The Department of Electrical and Computer Engineering’s weekly colloquium from 4 to 5:30 p.m. this Thursday, Nov. 6, will welcome visitor Poorvi Vora, an assistant professor of Computer Science at George Washington University. Professor Vora is an expert in cryptology and will present the lecture, “Privacy and eBay’s Second-Chance Offer.” (As an aside, another of Prof. Vora’s research interests is electronic voting. How timely!) This event will be held in room 209 of the Computer Studies Building, and a speaker’s reception beforehand, from 3:30 to 4 p.m., will include refreshments with an informal opportunity to chat with our visitor.
My weekly office hours on Friday, Nov. 14, are scheduled later than usual, from 10 to 11 a.m. in Lattimore 309. If we’ve yet to meet — or, of course, even if we’ve met before — I encourage you to stop by.
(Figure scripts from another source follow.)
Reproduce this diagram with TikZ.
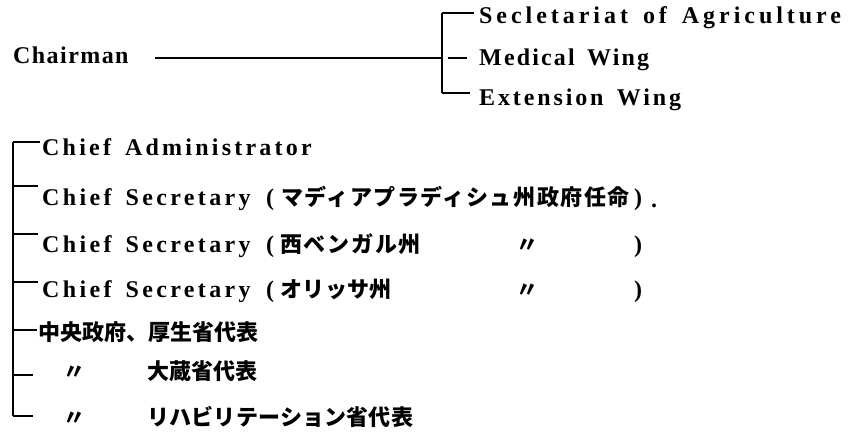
\documentclass[tikz,border=0pt]{standalone}
\usepackage{fontspec}
\newfontfamily\latfam{Liberation Serif}[WordSpace=1.5]
\newfontfamily\jpfam{Noto Sans CJK JP}
\newcommand\latfont[1]{\latfam\bfseries\fontsize{24}{28}\selectfont\addfontfeatures{LetterSpace=#1}}
\newcommand\jpfont[1]{\jpfam\bfseries\fontsize{22}{26}\selectfont\addfontfeatures{LetterSpace=#1}}
\begin{document}
\begin{tikzpicture}[x=1pt,y=-1pt,
  lat/.style={anchor=base west, inner sep=0pt, font=\latfont{#1}},
  lat/.default=15,
  jpn/.style={anchor=base west, inner sep=0pt, font=\jpfont{#1}},
  jpn/.default=0,
  ln/.style={line width=1.6pt}]
\useasboundingbox[fill=white] (0,0) rectangle (853,440);
% ---------- top group ----------
\node[lat=6] (ch) at (13,63) {Chairman};
\node[lat=16.5] (s1) at (479,23) {Secletariat of Agriculture};
\node[lat=9] (s2) at (479,65) {Medical Wing};
\node[lat=12] (s3) at (479,105) {Extension Wing};
\coordinate (lstart) at (155,58);
\coordinate (ta) at (442,13);
\coordinate (tm) at (442,58);
\coordinate (tmb) at (448,58);
\coordinate (tb) at (442,93);
\draw[ln] (lstart) -- (tm);
\draw[ln] (tb) -- (ta);
\draw[ln, shorten >=5pt] (ta) -- (ta -| s1.west);
\draw[ln, shorten >=12pt] (tmb) -- (tmb -| s2.west);
\draw[ln, shorten >=9pt] (tb) -- (tb -| s3.west);
% ---------- bottom group ----------
\node[lat=13.5] (r1) at (42,155) {Chief Administrator};
\node[lat=14] (r2) at (42,205) {Chief Secretary};
\node[lat] (r2p) at (266,205) {(};
\node[jpn=7] (r2j) at (281,205) {マディアプラディシュ州政府任命};
\node[lat] (r2q) at (634,205) {)};
\node[lat] (r2d) at (651,207) {.};
\node[lat=14] (r3) at (42,252) {Chief Secretary};
\node[lat] (r3p) at (266,252) {(};
\node[jpn=8] (r3j) at (280,252) {西ベンガル州};
\node[jpn] (r3d) at (516,252) {〃};
\node[lat] (r3q) at (634,252) {)};
\node[lat=14] (r4) at (42,297) {Chief Secretary};
\node[lat] (r4p) at (266,297) {(};
\node[jpn=2] (r4j) at (280,297) {オリッサ州};
\node[jpn] (r4d) at (516,297) {〃};
\node[lat] (r4q) at (634,297) {)};
\node[jpn] (r5) at (38,340) {中央政府、厚生省代表};
\node[jpn] (r6d) at (63,379) {〃};
\node[jpn] (r6) at (147,379) {大蔵省代表};
\node[jpn] (r7d) at (63,425) {〃};
\node[jpn=1] (r7) at (147,425) {リハビリテーション省代表};
\coordinate (b1) at (13,142);
\coordinate (b2) at (13,186);
\coordinate (b3) at (13,234);
\coordinate (b4) at (13,282);
\coordinate (b5) at (13,330);
\coordinate (b6) at (13,375);
\coordinate (b7) at (13,416);
\draw[ln] (b7) -- (b1);
\draw[ln, shorten >=2pt] (b1) -- (b1 -| r1.west);
\draw[ln, shorten >=4pt] (b2) -- (b2 -| r2.west);
\draw[ln, shorten >=4pt] (b3) -- (b3 -| r3.west);
\draw[ln, shorten >=4pt] (b4) -- (b4 -| r4.west);
\draw[ln, shorten >=1pt] (b5) -- (b5 -| r5.west);
\draw[ln, shorten >=30pt] (b6) -- (b6 -| r6d.west);
\draw[ln, shorten >=30pt] (b7) -- (b7 -| r7d.west);
\end{tikzpicture}
\end{document}
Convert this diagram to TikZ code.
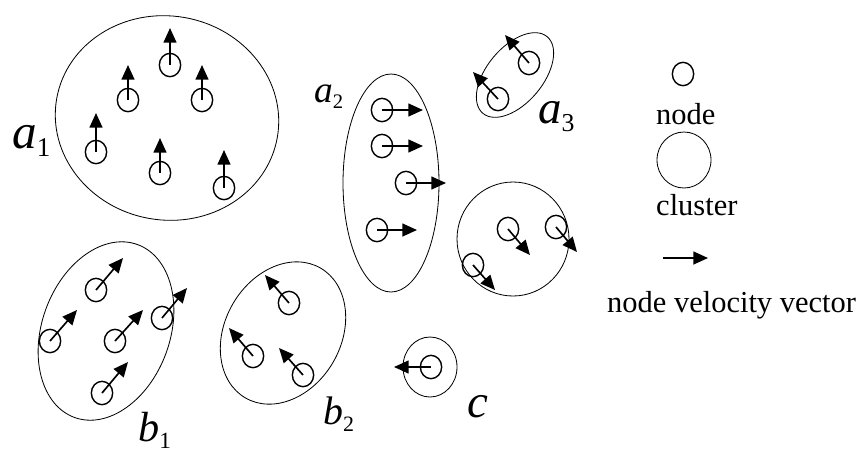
\documentclass[tikz,border=0pt]{standalone}
\usepackage{fontspec}
\setmainfont{Liberation Serif}
\usepackage{tikz}
\usetikzlibrary{arrows.meta,shapes.geometric}
\newcommand{\csub}[1]{\raisebox{-.18em}{\scalebox{.55}{#1}}}

\begin{document}
\begin{tikzpicture}[
  x=0.3mm, y=-0.3mm,
  pt/.style={ellipse, draw, line width=1.2pt, minimum width=6.4mm,
             minimum height=7mm, inner sep=0pt},
  clus/.style={ellipse, draw, line width=0.7pt, inner sep=0pt},
  vel/.style={-{Triangle[length=12.5pt,width=11pt]}, line width=1.4pt},
  lab/.style={anchor=base west, inner sep=0pt},
  leg/.style={anchor=base west, inner sep=0pt, font=\fontsize{26}{28}\selectfont},
]
  \useasboundingbox (0,0) rectangle (859,452);
  % clusters
  \node[clus, minimum width=67.2mm, minimum height=61.2mm, rotate=-10] (a1) at (167,118) {};
  \node[clus, minimum width=28.8mm, minimum height=65.4mm] (a2) at (391,183) {};
  \node[clus, minimum width=30mm, minimum height=16.8mm, rotate=50] (a3) at (515,75) {};
  \node[clus, minimum width=33.6mm, minimum height=34.2mm] (d) at (513,239) {};
  \node[clus, minimum width=55.2mm, minimum height=38.4mm, rotate=70] (b1) at (106,331) {};
  \node[clus, minimum width=45mm, minimum height=34.8mm, rotate=60] (b2) at (283,333) {};
  \node[clus, minimum width=16.2mm, minimum height=18mm] (c) at (430,367) {};
  % nodes with their velocity vectors
  \foreach \g/\pts in {a1/{170/65/0/-37, 128/100/0/-35, 202/100/0/-35, 96/152/0/-39, 160/173/0/-35, 224/188/0/-38},
                       a2/{382/110/41/0, 382/146/41/0, 406/183/40/0, 377/230/40/0},
                       a3/{529/63/-24/-28, 498/99/-25/-27},
                       d/{508/229/22/26, 556/227/21/25, 473/265/22/25},
                       b1/{96/290/27/-32, 50/341/27/-31, 115/341/28/-31, 162/318/25/-30, 102/393/26/-31},
                       b2/{289/303/-24/-28, 253/356/-24/-28, 303/375/-24/-27},
                       c/{431/367/-37/0}}
    \foreach \x/\y/\dx/\dy [count=\i] in \pts {
      \node[pt] (\g n\i) at (\x,\y) {};
      \path (\g n\i.center) ++(\dx,\dy) coordinate (\g v\i);
      \draw[vel] (\g n\i.center) -- (\g v\i);
    };
  % cluster names
  \node[lab, font=\fontsize{42}{44}\selectfont] (la1) at (12,148) {\textit{a}\csub{1}};
  \node[lab, font=\fontsize{32}{34}\selectfont] (la2) at (314,102) {\textit{a}\csub{2}};
  \node[lab, font=\fontsize{40}{42}\selectfont] (la3) at (538,123) {\textit{a}\csub{3}};
  \node[lab, font=\fontsize{36}{38}\selectfont] (lb1) at (138,441) {\textit{b}\csub{1}};
  \node[lab, font=\fontsize{34}{36}\selectfont] (lb2) at (323,424) {\textit{b}\csub{2}};
  \node[lab, font=\fontsize{40}{42}\selectfont] (lc) at (467,417) {\textit{c}};
  % legend
  \node[pt] (kn) at (683,74) {};
  \node[leg] (knt) at (656,124) {node};
  \node[clus, minimum width=16.2mm, minimum height=16.8mm] (kc) at (684,160) {};
  \node[leg] (kct) at (656,215) {cluster};
  \coordinate (kvs) at (663,258);
  \coordinate (kve) at (708,258);
  \draw[vel] (kvs) -- (kve);
  \node[leg] (kvt) at (607,312) {node velocity vector};
\end{tikzpicture}
\end{document}
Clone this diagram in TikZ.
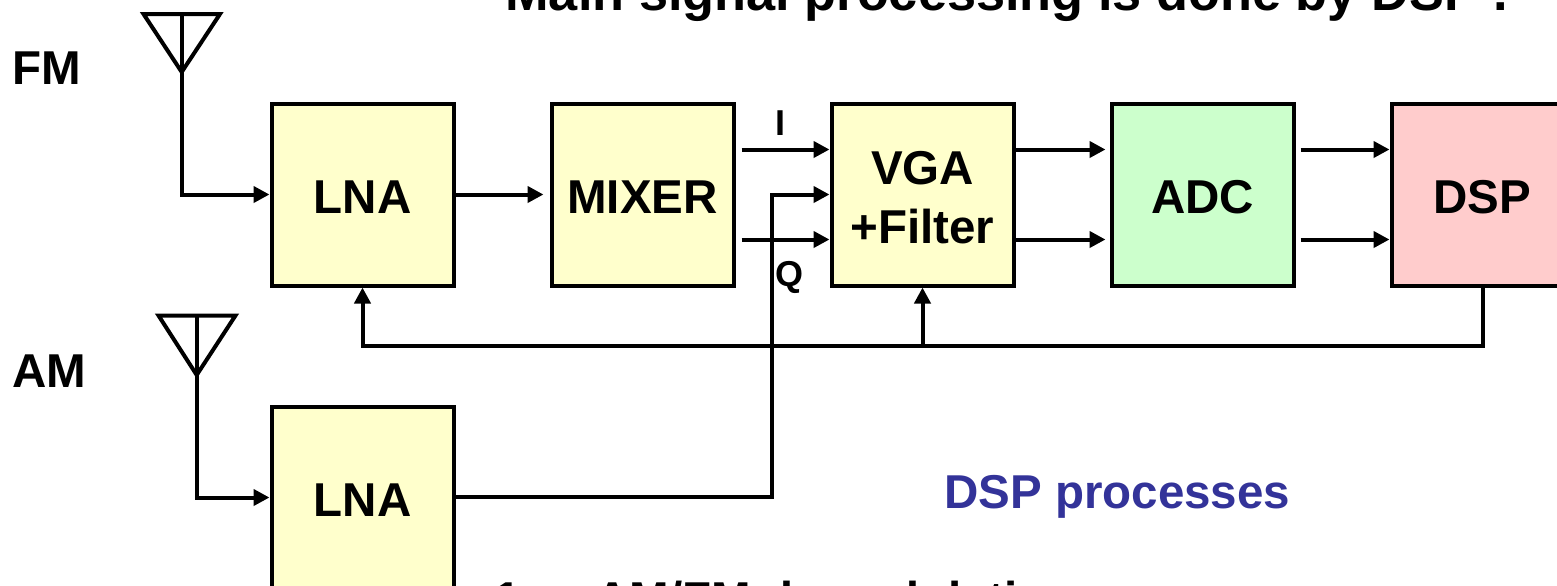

Obviously, one of my priorities as dean is to build on SEAS’ sense of community, and to that end, we have put together an online SEAS Events Calendar. To add it to your Google Calendar, simply go to your personal calendar and select Add — which will give you the option to add a Public Calendar. You can then search for the calendar named “UR SEAS Events.” Since this is a public calendar, anyone can view it. If you would like to add an event to the calendar, you’ll need to contact your department administrator. I hope it will prove a valuable tool for keeping us all connected, and I encourage everyone to visit it often.
Finally, it’s time to announce last week’s winners of the 7th Annual ASME Jack-O-Launcher competition, which I had the distinct honor of co-judging on Halloween in Dandelion Square. First place – Team “Last Night” – made up of members of the university’s Mini Baja racecar team. Team Last Night also won “Best Mechanical Design.” Second place – Team “Bacon” – consisting of UR swimmers. Third Place- Team “Livonia High School” — composed of Livonia juniors and seniors. Livonia also won “Longest hang-time.” Congratulations to all participants for engaging in design and contributing to a very enjoyable afternoon.